I have heard Joni Mitchell’s “Both Sides Now” dozens of times, but until recently I never actually listened to it.

On Sunday, I watched the wonderful and moving film, CODA, where it plays a central role. Ruby, the sole hearing member of her deaf family, chooses it as her audition song for admission into the Berklee School of Music.

The desire to go to college is not shared by her family, who don’t appreciate their daughter’s love of music and fear the effects her leaving would have on the family’s fishing business. There are two sides now and neither seems capable of understanding the other.

The song is a lamentation of this shifting nature of perspective. It rings with hope and aches of disillusionment.

It begins with the simple reflection on clouds, one surreptitiously inspired when Mitchell was on a plane and read a passage referencing clouds in a Saul Bellow book – compelling her to look out her window and down at the clouds beneath her. The verses that follow show shifting perspectives on love and life.

Ultimately, it is a song of reconciling the two by accepting the uncertainty and confusion. The last chorus begins “I’ve looked at life from both sides now,’ and ends with, “I really don’t know life at all.”

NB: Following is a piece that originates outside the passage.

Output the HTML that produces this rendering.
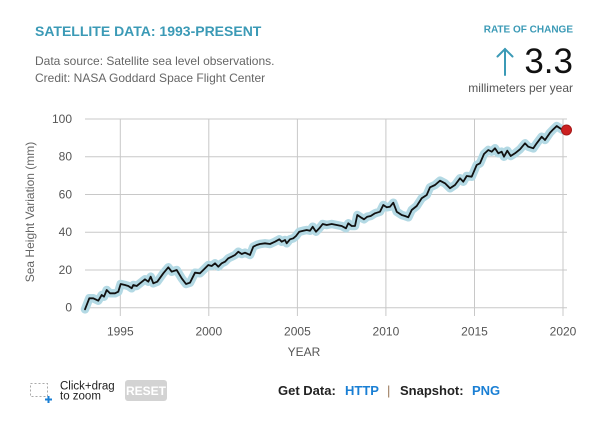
<!DOCTYPE html>
<html>
<head>
<meta charset="utf-8">
<style>
  html,body{margin:0;padding:0;background:#fff;}
  svg{display:block;}
  text{font-family:"Liberation Sans", Arial, sans-serif;}
</style>
</head>
<body>
<svg width="600" height="432" viewBox="0 0 600 432" xmlns="http://www.w3.org/2000/svg">
  <rect x="0" y="0" width="600" height="432" fill="#fff"/>

  <!-- Header -->
  <text x="35" y="36" font-size="14" font-weight="bold" fill="#3b9ab6">SATELLITE DATA: 1993-PRESENT</text>
  <text x="35" y="65" font-size="12" fill="#666">Data source: Satellite sea level observations.</text>
  <text x="35" y="82" font-size="12" fill="#666">Credit: NASA Goddard Space Flight Center</text>

  <text x="573" y="32.5" font-size="10" font-weight="bold" fill="#3b9ab6" text-anchor="end">RATE OF CHANGE</text>
  <g stroke="#3b9ab6" stroke-width="2" fill="none" stroke-linecap="round">
    <line x1="505" y1="49" x2="505" y2="75"/>
    <polyline points="497.5,56.5 505,49 512.5,56.5"/>
  </g>
  <text x="573" y="73" font-size="35" fill="#111" text-anchor="end">3.3</text>
  <text x="573" y="92" font-size="12" fill="#555" text-anchor="end">millimeters per year</text>

  <!-- Grid -->
  <g stroke="#c8c8c8" stroke-width="1">
    <line x1="85" y1="119" x2="567" y2="119"/>
    <line x1="85" y1="156.7" x2="567" y2="156.7"/>
    <line x1="85" y1="194.5" x2="567" y2="194.5"/>
    <line x1="85" y1="232.2" x2="567" y2="232.2"/>
    <line x1="85" y1="270" x2="567" y2="270"/>
    <line x1="85" y1="307.7" x2="567" y2="307.7"/>
    <line x1="120.3" y1="119" x2="120.3" y2="316"/>
    <line x1="208.8" y1="119" x2="208.8" y2="316"/>
    <line x1="297.4" y1="119" x2="297.4" y2="316"/>
    <line x1="385.9" y1="119" x2="385.9" y2="316"/>
    <line x1="474.5" y1="119" x2="474.5" y2="316"/>
    <line x1="563" y1="119" x2="563" y2="316"/>
  </g>

  <!-- Y tick labels -->
  <g font-size="12" fill="#555" text-anchor="end">
    <text x="72" y="123">100</text>
    <text x="72" y="160.7">80</text>
    <text x="72" y="198.5">60</text>
    <text x="72" y="236.2">40</text>
    <text x="72" y="274">20</text>
    <text x="72" y="311.7">0</text>
  </g>
  <!-- X tick labels -->
  <g font-size="12" fill="#555" text-anchor="middle">
    <text x="120.3" y="335.5">1995</text>
    <text x="208.8" y="335.5">2000</text>
    <text x="297.4" y="335.5">2005</text>
    <text x="385.9" y="335.5">2010</text>
    <text x="474.5" y="335.5">2015</text>
    <text x="563" y="335.5">2020</text>
  </g>
  <text x="304" y="356" font-size="12" fill="#555" text-anchor="middle">YEAR</text>
  <text transform="translate(34,212) rotate(-90)" font-size="12" fill="#666" text-anchor="middle">Sea Height Variation (mm)</text>

  <!-- Data -->
  <g fill="none" stroke-linejoin="round" stroke-linecap="round">
    <polyline stroke="#b3d9e4" stroke-width="8.5" points="85,309.3 89.3,298.3 93.3,298.3 98.3,300.7 101.7,295 104,296.7 106.7,290 110,293.3 115,293.3 118.3,291.7 120.7,284 125,285 128.3,286 131.7,288.3 133.3,285 136.7,286 140,283.3 145,279.3 148.3,281.7 150.7,276.7 153.3,283.3 157.3,281.7 163.3,273.3 168.3,267.3 171.7,271.7 176.7,270 181.7,278.3 186,284 190,282.7 195,272.7 200,273.3 203.3,270 208.3,265 211.7,266 215,263.3 218.3,266.7 221.7,263.3 225,261.7 228.3,258.3 231.7,256.7 235,255 238.3,251.7 241.7,254 245,252.7 248,254 250,255 253.3,246.7 256.7,245 260,244 265,243.3 270,244 275,241.7 279.3,239.3 281.7,241.7 285,240 286.7,243.3 290,239.3 293.3,238.3 296,236 299.3,231.7 303.3,230.7 306.7,230 310,230.7 312.7,226.7 316,231.7 319.3,228.3 322.7,224 326.7,225 331.7,224 336.7,225 341.7,226 346,228.3 348.3,223.3 351.7,226 355,226 357.3,215 360.7,217.3 364,219.3 367.3,216.7 370.7,216 375,213.3 380,211.7 383.3,205 386.7,207.3 390,206.7 393.3,202.7 396.7,211.7 401.7,215 405,216 408.3,217.3 411.7,210 416.7,206 421.7,198.3 426.7,195 430,187.3 435,185 440,180.7 445,183.3 450,188.3 455,185 460,178.3 463.3,181.7 466.7,176 471.7,176.7 476.7,165 480,163.3 484,154 488.3,150 491.7,151.7 495,148.3 498.3,153.3 501.7,151.7 504,156.7 507.3,150.7 510.7,156 515,153.3 520,149.3 525,143.3 528.3,146.7 533.3,148.3 536.7,143.3 541.7,136.7 545,140 550,132.7 553.3,129.3 556.7,126 560,128.3 562.7,130"/>
    <polyline stroke="#111" stroke-width="1.8" points="85,309.3 89.3,298.3 93.3,298.3 98.3,300.7 101.7,295 104,296.7 106.7,290 110,293.3 115,293.3 118.3,291.7 120.7,284 125,285 128.3,286 131.7,288.3 133.3,285 136.7,286 140,283.3 145,279.3 148.3,281.7 150.7,276.7 153.3,283.3 157.3,281.7 163.3,273.3 168.3,267.3 171.7,271.7 176.7,270 181.7,278.3 186,284 190,282.7 195,272.7 200,273.3 203.3,270 208.3,265 211.7,266 215,263.3 218.3,266.7 221.7,263.3 225,261.7 228.3,258.3 231.7,256.7 235,255 238.3,251.7 241.7,254 245,252.7 248,254 250,255 253.3,246.7 256.7,245 260,244 265,243.3 270,244 275,241.7 279.3,239.3 281.7,241.7 285,240 286.7,243.3 290,239.3 293.3,238.3 296,236 299.3,231.7 303.3,230.7 306.7,230 310,230.7 312.7,226.7 316,231.7 319.3,228.3 322.7,224 326.7,225 331.7,224 336.7,225 341.7,226 346,228.3 348.3,223.3 351.7,226 355,226 357.3,215 360.7,217.3 364,219.3 367.3,216.7 370.7,216 375,213.3 380,211.7 383.3,205 386.7,207.3 390,206.7 393.3,202.7 396.7,211.7 401.7,215 405,216 408.3,217.3 411.7,210 416.7,206 421.7,198.3 426.7,195 430,187.3 435,185 440,180.7 445,183.3 450,188.3 455,185 460,178.3 463.3,181.7 466.7,176 471.7,176.7 476.7,165 480,163.3 484,154 488.3,150 491.7,151.7 495,148.3 498.3,153.3 501.7,151.7 504,156.7 507.3,150.7 510.7,156 515,153.3 520,149.3 525,143.3 528.3,146.7 533.3,148.3 536.7,143.3 541.7,136.7 545,140 550,132.7 553.3,129.3 556.7,126 560,128.3 562.7,130"/>
  </g>
  <circle cx="566.5" cy="130" r="5" fill="#cc2020" stroke="#a51818" stroke-width="1"/>

  <!-- Bottom controls -->
  <rect x="30.5" y="383.5" width="17" height="13" fill="none" stroke="#aaa" stroke-width="1" stroke-dasharray="2,2"/>
  <g stroke="#1a7fd4" stroke-width="2">
    <line x1="45" y1="399.5" x2="52" y2="399.5"/>
    <line x1="48.5" y1="396" x2="48.5" y2="403"/>
  </g>
  <text x="60" y="389.5" font-size="11.5" fill="#222">Click+drag</text>
  <text x="60" y="399.5" font-size="11.5" fill="#222">to zoom</text>

  <rect x="125" y="380" width="42" height="21" rx="3" fill="#d3d3d3"/>
  <text x="146" y="395" font-size="12" font-weight="bold" fill="#fff" text-anchor="middle">RESET</text>

  <text x="278" y="395" font-size="13" font-weight="bold" fill="#222">Get Data:</text>
  <text x="345" y="395" font-size="13" font-weight="bold" fill="#1a7fd4">HTTP</text>
  <text x="387" y="395" font-size="13" fill="#9a7a5a">|</text>
  <text x="400" y="395" font-size="13" font-weight="bold" fill="#222">Snapshot:</text>
  <text x="472" y="395" font-size="13" font-weight="bold" fill="#1a7fd4">PNG</text>
</svg>
</body>
</html>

Today, it pains us to look at both sides of many things, so we don’t. The resulting confusion and anger intensifies. You could fill in the blank, “I really don’t know ___ at all” with so many words representing things we value most. My country. My rights. My place. My friends. My family.

No song or movie can be a panacea for what ails and divides us, but it can provide a glimmer of hope and perhaps some sense of direction.

In CODA, the sides do come together. It is not easy. The path is filled with fear, confusion, fights, shouting, and tears. But eventually, they find a way to communicate. In their own way, they listen.

If you haven’t watched the movie, I encourage you to do so. If for no other reason that it can be a temporary salve.

If instead, you just want three minutes to watch an act of reconciliation, watch Ruby’s audition scene. Or better yet, listen.